SEC Commissioner Michael Piwowar vowed to defend his agency’s turf against the Financial Stability Oversight Council (FSOC), a panel of regulators created by the Dodd-Frank law to police emerging market risks. “With the council’s steady march, led by its self-appointed ‘alpha dog’ – the Fed – into areas that are solely within the SEC’s jurisdiction, I am concerned that our mission to protect investors, maintain fair, orderly, and efficient markets, and promote capital formation is being compromised,” Piwowar said in a speech before the conservative-leaning American Enterprise Institute.
The FSOC is a council of regulators chaired by Treasury Secretary Jack Lew and made up of the heads of all the major regulators, including Fed Chair Janet Yellen and SEC Chair Mary Jo White.
Piwowar is not a member of the FSOC by law. He has repeatedly complained that he has been denied access to closed door FSOC meetings, even though other Federal Reserve officials who are also not FSOC members such as Fed Governor Daniel Tarullo have been able to attend.
A Treasury spokeswoman previously said the council defers to each member on who gets to come to top-level, closed-door meetings.
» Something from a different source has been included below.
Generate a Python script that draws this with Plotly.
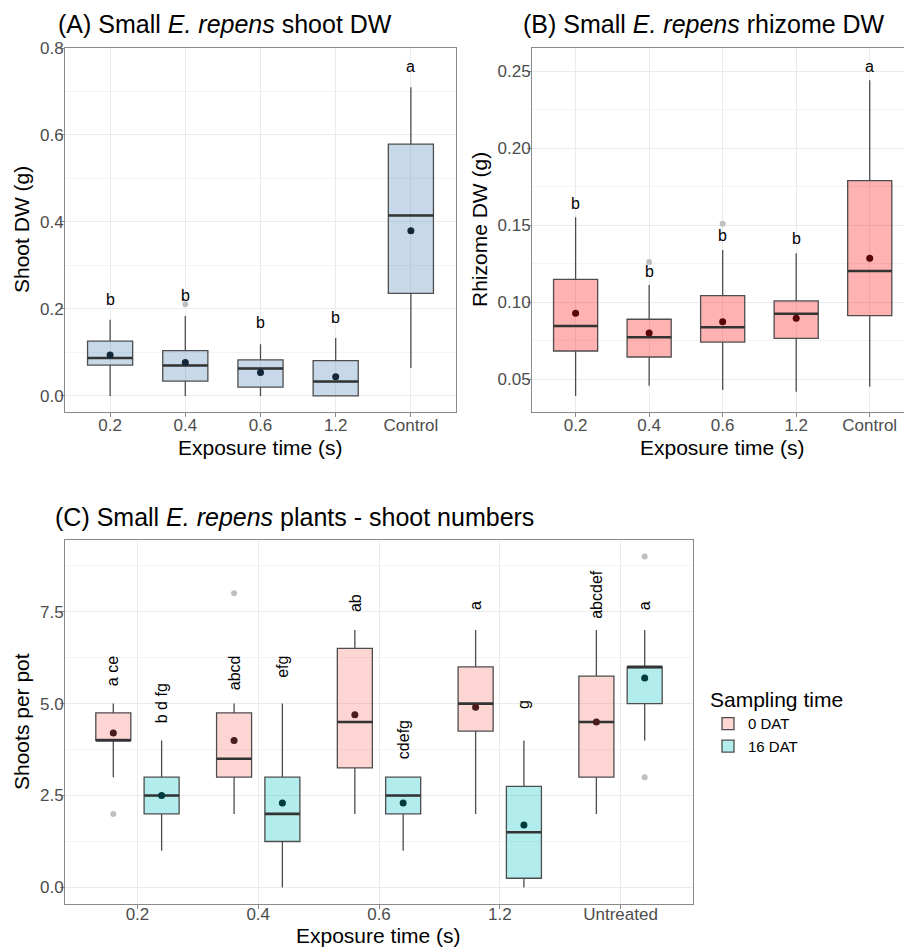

FSOC members typically bring one staffer, but can bring more if requested.
Piwowar on Tuesday came up with several choice nicknames for the FSOC in his speech, including “The Firing Squad on Capitalism,” “The Vast Left Wing Conspiracy To Hinder Capital Formation” and the “Unaccountable Capital Markets Death Panel.”
“I am resolved to defend our jurisdiction,” he added.
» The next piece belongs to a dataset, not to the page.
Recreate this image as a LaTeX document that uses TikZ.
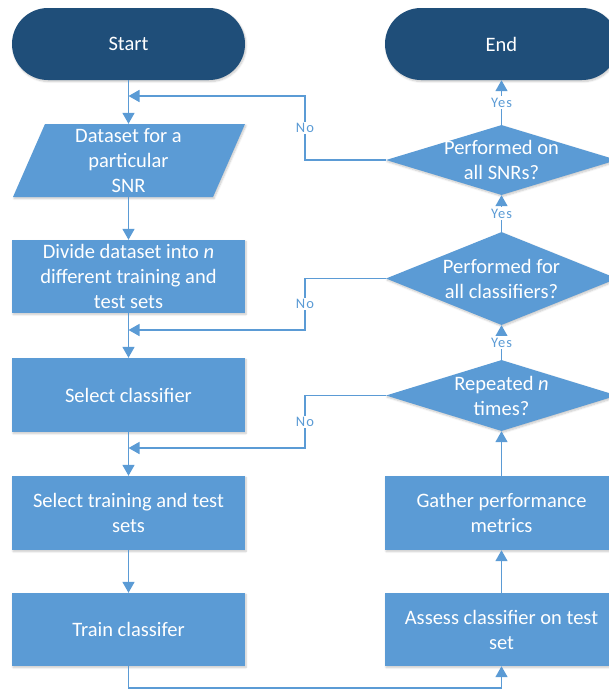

Spokeswomen for the Treasury and Fed declined to comment on his remarks, but in June testimony before a U.S. House of Representatives panel, Lew defended the work of the FSOC and bashed critics who raised questions about its activities.
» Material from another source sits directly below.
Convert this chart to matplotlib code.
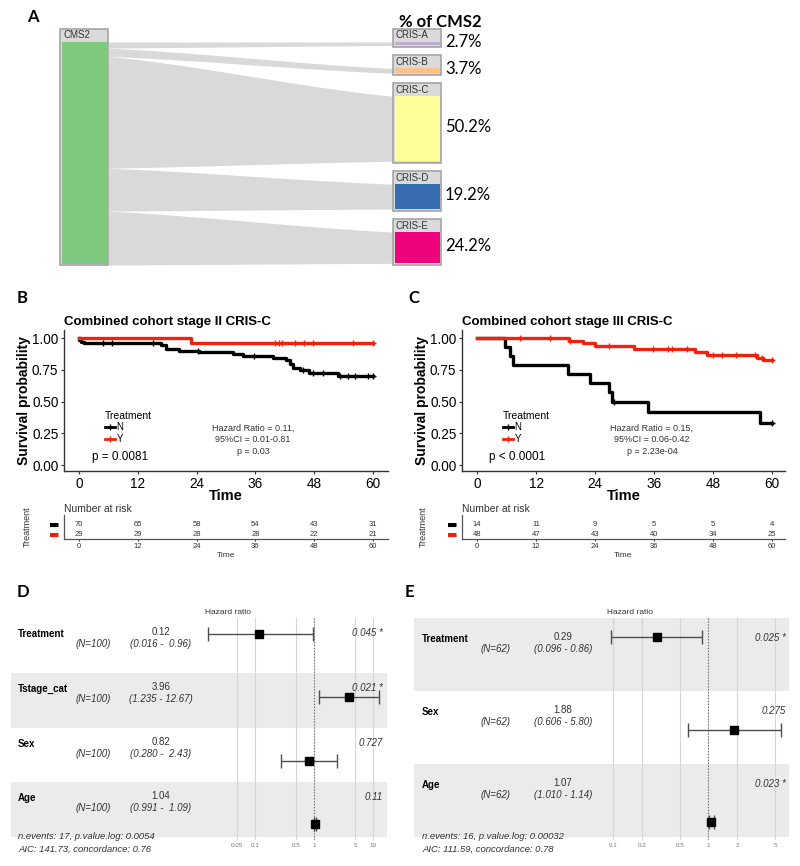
import matplotlib
matplotlib.use('Agg')
import matplotlib.pyplot as plt
import numpy as np
from matplotlib.lines import Line2D
from matplotlib.patches import Rectangle

plt.rcParams['font.family'] = ['Liberation Sans', 'DejaVu Sans']

# ---------------- data ----------------
# panel A: CMS2 -> CRIS split (% of CMS2)
cris_names = ['CRIS-A', 'CRIS-B', 'CRIS-C', 'CRIS-D', 'CRIS-E']
cris_pct = [2.7, 3.7, 50.2, 19.2, 24.2]
cris_colors = ['#BEAED4', '#FDC086', '#FFFF99', '#386CB0', '#F0027F']

# panel B: stage II CRIS-C, KM steps
b_n_t = [0, 0.1, 0.5, 1.0, 16.8, 17.8, 20.5, 24.5, 31.4, 33.5, 39.6, 42.3, 43.0, 43.7, 45.0, 47.0, 52.9, 60]
b_n_s = [1.0, 0.986, 0.971, 0.957, 0.943, 0.914, 0.900, 0.886, 0.871, 0.857, 0.842, 0.826, 0.795, 0.765, 0.745, 0.728, 0.700, 0.700]
b_y_t = [0, 22.9, 60]
b_y_s = [1.0, 0.963, 0.963]
b_n_cens = [4.9, 6.8, 15.1, 24.3, 35.8, 45.7, 47.8, 49.8, 53.2, 54.9, 56.3, 59.0, 60]
b_y_cens = [39.9, 40.9, 41.4, 44.0, 45.9, 47.8, 55.9, 60]
b_risk_n = [70, 65, 58, 54, 43, 31]
b_risk_y = [29, 29, 28, 28, 22, 21]

# panel C: stage III CRIS-C
c_n_t = [0, 5.6, 6.8, 7.3, 18.5, 22.9, 26.9, 27.5, 34.8, 57.6, 60]
c_n_s = [1.0, 0.929, 0.857, 0.786, 0.714, 0.643, 0.571, 0.500, 0.417, 0.333, 0.333]
c_y_t = [0, 18.8, 21.6, 23.9, 31.9, 44.4, 46.8, 56.9, 58.1, 60]
c_y_s = [1.0, 0.979, 0.958, 0.937, 0.914, 0.890, 0.865, 0.843, 0.826, 0.826]
c_n_cens = [27.9, 60]
c_y_cens = [8.8, 14.8, 19.0, 26.8, 35.8, 38.8, 39.7, 42.7, 48.1, 49.8, 52.7, 56.6, 58.0, 60]
c_risk_n = [14, 11, 9, 5, 5, 4]
c_risk_y = [48, 47, 43, 40, 34, 25]

risk_times = [0, 12, 24, 36, 48, 60]

# panel D forest
d_vars = ['Treatment', 'Tstage_cat', 'Sex', 'Age']
d_n = [100, 100, 100, 100]
d_hr = [0.12, 3.96, 0.82, 1.04]
d_lo = [0.016, 1.235, 0.280, 0.991]
d_hi = [0.96, 12.67, 2.43, 1.09]
d_p = ['0.045 *', '0.021 *', '0.727', '0.11']
d_foot = ['n.events: 17, p.value.log: 0.0054', 'AIC: 141.73, concordance: 0.76']
d_ticks = [0.05, 0.1, 0.5, 1, 5, 10]

# panel E forest
e_vars = ['Treatment', 'Sex', 'Age']
e_n = [62, 62, 62]
e_hr = [0.29, 1.88, 1.07]
e_lo = [0.096, 0.606, 1.010]
e_hi = [0.86, 5.80, 1.14]
e_p = ['0.025 *', '0.275', '0.023 *']
e_foot = ['n.events: 16, p.value.log: 0.00032', 'AIC: 111.59, concordance: 0.78']
e_ticks = [0.1, 0.2, 0.5, 1, 2, 5]

RED = '#F4200C'
W, H = 800, 866

fig = plt.figure(figsize=(W / 100, H / 100), dpi=100)
fig.patch.set_facecolor('white')

# pixel-space layers: bg under the data axes (sankey, bands), fg on top (texts)
bg = fig.add_axes([0, 0, 1, 1], zorder=0)
fg = fig.add_axes([0, 0, 1, 1], zorder=5)
for a in (bg, fg):
    a.set_xlim(0, W)
    a.set_ylim(H, 0)
    a.axis('off')
    a.patch.set_alpha(0)


def px_axes(l, t, r, b, z=2):
    a = fig.add_axes([l / W, 1 - b / H, (r - l) / W, (b - t) / H], zorder=z)
    a.patch.set_alpha(0)
    return a


# ---------------- panel A ----------------
hdr = 13
green_top, green_h = 42, 223
lx0, lx1, rx0, rx1 = 60, 108, 393, 441
sl = green_h / sum(cris_pct)
sr = 0.58 * sl

tops = []
y = 29
for p in cris_pct:
    tops.append(y)
    y += hdr + p * sr + 2 + 8

xs = np.linspace(lx1, rx0, 120)
tt = (xs - lx1) / (rx0 - lx1)
ease = 0.7 * tt + 0.3 * (3 * tt ** 2 - 2 * tt ** 3)
cum = green_top
for p, top in zip(cris_pct, tops):
    a0, a1 = cum, cum + p * sl
    b0 = top + hdr
    b1 = b0 + p * sr
    bg.fill_between(xs, a0 + (b0 - a0) * ease, a1 + (b1 - a1) * ease,
                    color='#d9d9d9', lw=0, zorder=1)
    cum = a1

bg.add_patch(Rectangle((lx0, 29), lx1 - lx0, green_top - 29 + green_h, fc='#dadada',
                       ec='#a5a5a5', lw=1.2, zorder=2))
bg.add_patch(Rectangle((lx0 + 1.5, green_top), lx1 - lx0 - 3, green_h - 1.5,
                       fc='#7FC97F', lw=0, zorder=3))
fg.text(lx0 + 3, 35.5, 'CMS2', fontsize=7, color='#333333', va='center')

for name, p, col, top in zip(cris_names, cris_pct, cris_colors, tops):
    h = p * sr
    bg.add_patch(Rectangle((rx0, top), rx1 - rx0, hdr + h + 2, fc='#dadada',
                           ec='#a5a5a5', lw=1.2, zorder=2))
    bg.add_patch(Rectangle((rx0 + 1.5, top + hdr), rx1 - rx0 - 3, h, fc=col, lw=0, zorder=3))
    fg.text(rx0 + 2, top + 6.5, name, fontsize=7, color='#333333', va='center')
    fg.text(rx1 + 4, top + hdr + h / 2 - 1.5, f'{p}%', fontsize=12, family=['Lato', 'DejaVu Sans'],
            va='center', ha='left')

fg.text(440, 22, '% of CMS2', fontsize=12, fontweight='bold', family=['Lato', 'DejaVu Sans'],
        ha='center', va='center')

# panel letters
for lab, x, yy in [('A', 27, 17), ('B', 17, 298), ('C', 408, 298), ('D', 17, 592), ('E', 405, 592)]:
    fg.text(x, yy, lab, fontsize=12, fontweight='bold', family=['Lato', 'DejaVu Sans'],
            ha='left', va='center')


# ---------------- KM panels ----------------
def step_at(t, s, q):
    idx = np.searchsorted(t, q, side='right') - 1
    return np.asarray(s)[idx]


def draw_km(lay, title, nt, ns, yt, ys, ncens, ycens, rn, ry, ptxt, hrtxt):
    ax = px_axes(lay['l'], 330, lay['r'], 471)
    ppm = (lay['x60'] - lay['x0']) / 60.0
    ax.set_xlim(-(lay['x0'] - lay['l']) / ppm, 60 + (lay['r'] - lay['x60']) / ppm)
    ax.set_ylim(-6 / 127, 1 + 8 / 127)
    ax.step(nt, ns, where='post', color='black', lw=2.4, zorder=3)
    ax.step(yt, ys, where='post', color=RED, lw=2.4, zorder=4)
    ax.plot(ncens, step_at(nt, ns, ncens), '+', color='black', ms=5, mew=1.0, zorder=3)
    ax.plot(ycens, step_at(yt, ys, ycens), '+', color=RED, ms=5, mew=1.0, zorder=4)
    for sp in ['top', 'right']:
        ax.spines[sp].set_visible(False)
    for sp in ['left', 'bottom']:
        ax.spines[sp].set_color('#333333')
        ax.spines[sp].set_linewidth(1.0)
    ax.set_xticks(risk_times)
    ax.set_yticks([0, 0.25, 0.5, 0.75, 1.0])
    ax.set_yticklabels(['0.00', '0.25', '0.50', '0.75', '1.00'])
    ax.tick_params(labelsize=9.8, length=2.5, width=0.8, color='#333333', pad=1.5)
    ax.set_xlabel('Time', fontsize=10.5, fontweight='bold', labelpad=-1)
    ax.set_ylabel('Survival probability', fontsize=10, fontweight='bold', labelpad=1)
    fg.text(lay['l'], 322, title, fontsize=9.5, fontweight='bold', va='center', ha='left')

    hand = [Line2D([], [], color='black', lw=2, marker='+', ms=4),
            Line2D([], [], color=RED, lw=2, marker='+', ms=4)]
    ax.legend(hand, ['N', 'Y'], title='Treatment', loc='upper left',
              bbox_to_anchor=(lay['leg_x'], 411), bbox_transform=bg.transData,
              frameon=False, fontsize=7, title_fontsize=7.5, handlelength=1.0,
              handletextpad=0.2, labelspacing=0.15, borderpad=0, borderaxespad=0,
              alignment='left')
    fg.text(lay['p_x'], 457, ptxt, fontsize=8.5, ha='center', va='center')
    fg.text(lay['hr_x'], 440, hrtxt, fontsize=6.5, ha='center', va='center',
            linespacing=1.4, color='#333333')

    # number at risk table
    tb = px_axes(lay['tl'], 515, lay['r'], 539)
    tb.set_xlim(-(lay['x0'] - lay['tl']) / ppm, 60 + (lay['r'] - lay['x60']) / ppm)
    tb.set_ylim(-0.5, 1.9)
    for t, a, b in zip(risk_times, rn, ry):
        tb.text(t, 1, str(a), fontsize=5.5, ha='center', va='center', color='#333333')
        tb.text(t, 0, str(b), fontsize=5.5, ha='center', va='center', color='#333333')
    for sp in ['top', 'right']:
        tb.spines[sp].set_visible(False)
    for sp in ['left', 'bottom']:
        tb.spines[sp].set_color('#555555')
        tb.spines[sp].set_linewidth(0.9)
    tb.set_xticks(risk_times)
    tb.tick_params(axis='x', labelsize=5.5, length=1.5, pad=1.5, colors='#333333')
    tb.set_yticks([1, 0])
    tb.set_yticklabels(['\u25ac', '\u25ac'], family='DejaVu Sans', fontsize=8)
    for lbl, col in zip(tb.get_yticklabels(), ['black', RED]):
        lbl.set_color(col)
    tb.tick_params(axis='y', length=0, pad=3)
    tb.set_xlabel('Time', fontsize=6, labelpad=1, color='#333333')
    fg.text(lay['tl'], 509, 'Number at risk', fontsize=7.5, va='center', ha='left', color='#333333')
    fg.text(lay['tr_x'], 527, 'Treatment', fontsize=6.5, rotation=90, va='center', ha='center',
            color='#333333')


draw_km(dict(l=64, r=388, x0=79, x60=373, tl=64, leg_x=105, p_x=120, hr_x=253, tr_x=27),
        'Combined cohort stage II CRIS-C', b_n_t, b_n_s, b_y_t, b_y_s, b_n_cens, b_y_cens,
        b_risk_n, b_risk_y, 'p = 0.0081',
        'Hazard Ratio = 0.11,\n95%CI = 0.01-0.81\np = 0.03')
draw_km(dict(l=462, r=785, x0=477, x60=772, tl=462, leg_x=503, p_x=517, hr_x=652, tr_x=423),
        'Combined cohort stage III CRIS-C', c_n_t, c_n_s, c_y_t, c_y_s, c_n_cens, c_y_cens,
        c_risk_n, c_risk_y, 'p < 0.0001',
        'Hazard Ratio = 0.15,\n95%CI = 0.06-0.42\np = 2.23e-04')


# ---------------- forest panels ----------------
def draw_forest(lay, names, nn, hr, lo, hi, pv, foot, ticks):
    x0, x1 = lay['band']
    top, rh = 618, lay['row_h']
    n = len(names)
    w = max(len(f'{v:.2f}') for v in hi)
    for i in range(n):
        rt = top + i * rh
        if (n - 1 - i) % 2 == 0:
            bg.add_patch(Rectangle((x0, rt), x1 - x0, rh, fc='#ebebeb', lw=0, zorder=0))
        ey = rt + 0.26 * rh
        fg.text(lay['name_x'], ey + 2, names[i], fontsize=7, fontweight='bold', va='center')
        fg.text(lay['n_x'], ey + 12, f'(N={nn[i]})', fontsize=7, style='italic', ha='right',
                va='center', color='#333333')
        fg.text(lay['est_x'], ey, f'{hr[i]:.2f}', fontsize=7, ha='center', va='center',
                color='#333333')
        fg.text(lay['est_x'], ey + 12, f'({lo[i]:.3f} - {hi[i]:{w}.2f})', fontsize=7,
                style='italic', ha='center', va='center', color='#333333')
        fg.text(lay['p_x'], ey + 1, pv[i], fontsize=7, style='italic', ha='right',
                va='center', color='#333333')
    fg.text(lay['name_x'], 836.5, foot[0], fontsize=6.8, style='italic', va='center',
            color='#333333')
    fg.text(lay['name_x'], 849.5, foot[1], fontsize=6.8, style='italic', va='center',
            color='#333333')
    fg.text(lay['hr_lab_x'], 613, 'Hazard ratio', fontsize=6, ha='center', va='center',
            color='#333333')

    al, ar = lay['ax']
    ax = px_axes(al, 618, ar, 840)
    (va, pa), (vb, pb) = lay['ref']
    ppd = (pb - pa) / (np.log10(vb) - np.log10(va))
    ax.set_xscale('log')
    ax.set_xlim(10 ** (np.log10(va) + (al - pa) / ppd), 10 ** (np.log10(va) + (ar - pa) / ppd))
    m0, ms = lay['m0'], lay['mstep']
    ax.set_ylim((840 - m0) / ms, (618 - m0) / ms)
    yy = np.arange(n)
    hr_a, lo_a, hi_a = np.array(hr), np.array(lo), np.array(hi)
    ax.errorbar(hr_a, yy, xerr=[hr_a - lo_a, hi_a - hr_a], fmt='s', color='black', ms=5.5,
                ecolor='#4d4d4d', elinewidth=1.0, capsize=5, capthick=1.0, zorder=4)
    ax.axvline(1, ls=':', color='#666666', lw=0.8, zorder=2)
    ax.set_xticks(ticks)
    ax.set_xticklabels([f'{v:g}' for v in ticks])
    ax.xaxis.set_minor_locator(matplotlib.ticker.NullLocator())
    ax.grid(axis='x', color='#d6d6d6', lw=0.8, zorder=1)
    ax.set_axisbelow(True)
    ax.set_yticks([])
    ax.tick_params(axis='x', length=0, labelsize=4.5, labelcolor='#777777', pad=2)
    for sp in ax.spines.values():
        sp.set_visible(False)


draw_forest(dict(band=(11, 387), row_h=54.75, name_x=18, n_x=111, est_x=161, p_x=383,
                 hr_lab_x=228, ax=(200, 386), ref=((0.05, 237), (10, 373)), m0=634, mstep=63.3),
            d_vars, d_n, d_hr, d_lo, d_hi, d_p, d_foot, d_ticks)
draw_forest(dict(band=(414, 789), row_h=73, name_x=422, n_x=511, est_x=563, p_x=786,
                 hr_lab_x=630, ax=(600, 789), ref=((0.1, 613), (5, 775)), m0=637, mstep=92.5),
            e_vars, e_n, e_hr, e_lo, e_hi, e_p, e_foot, e_ticks)

fig.savefig('out.png', dpi=100, facecolor='white')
“If we avoid or are discouraged from asking questions altogether, our financial system will be more exposed to unseen risks,” he said.
He also said that people who claim the panel’s operations are opaque are “simply wrong.”
Piwowar has always been critical of the Fed and the FSOC. But his latest comments were arguably his strongest to date as discontent between the Fed and some SEC officials has grown in recent years.
Historically, the Federal Reserve and the SEC have always had some tension because of very different approaches to regulation.
That tension has grown since the passage of Dodd-Frank and the creation of the FSOC, a move that gave the Fed a greater role in systemic risk regulation.
The FSOC has the power to designate large financial firms as systemic, a tag that imposes more regulation and oversight by the Fed.
It has already used the new power to designate large financial companies, including American International Group Inc, GE Capital and Prudential Financial Inc.
The council has ruffled feathers among some SEC commissioners because of its governance structure, and because it has been eyeing areas that fall under the SEC’s jurisdiction.
It is currently weighing whether the activities of large asset managers, which are regulated by the SEC, also pose risks to financial stability. It sought to pressure the SEC to adopt reforms for money market funds. And in prior written reports, the FSOC has cited other areas in the financial system that could pose risks, such as securities lending by brokerages and high-frequency traders.
Piwowar is not alone at the SEC in his views about FSOC. Two of his fellow commissioners have expressed concerns, saying they feel the agency’s opinions are shut out on crucial policy matters and that the Fed has outsized influence.
Critics, including Piwowar, have also said the council lacks transparency in how it makes decisions about designations.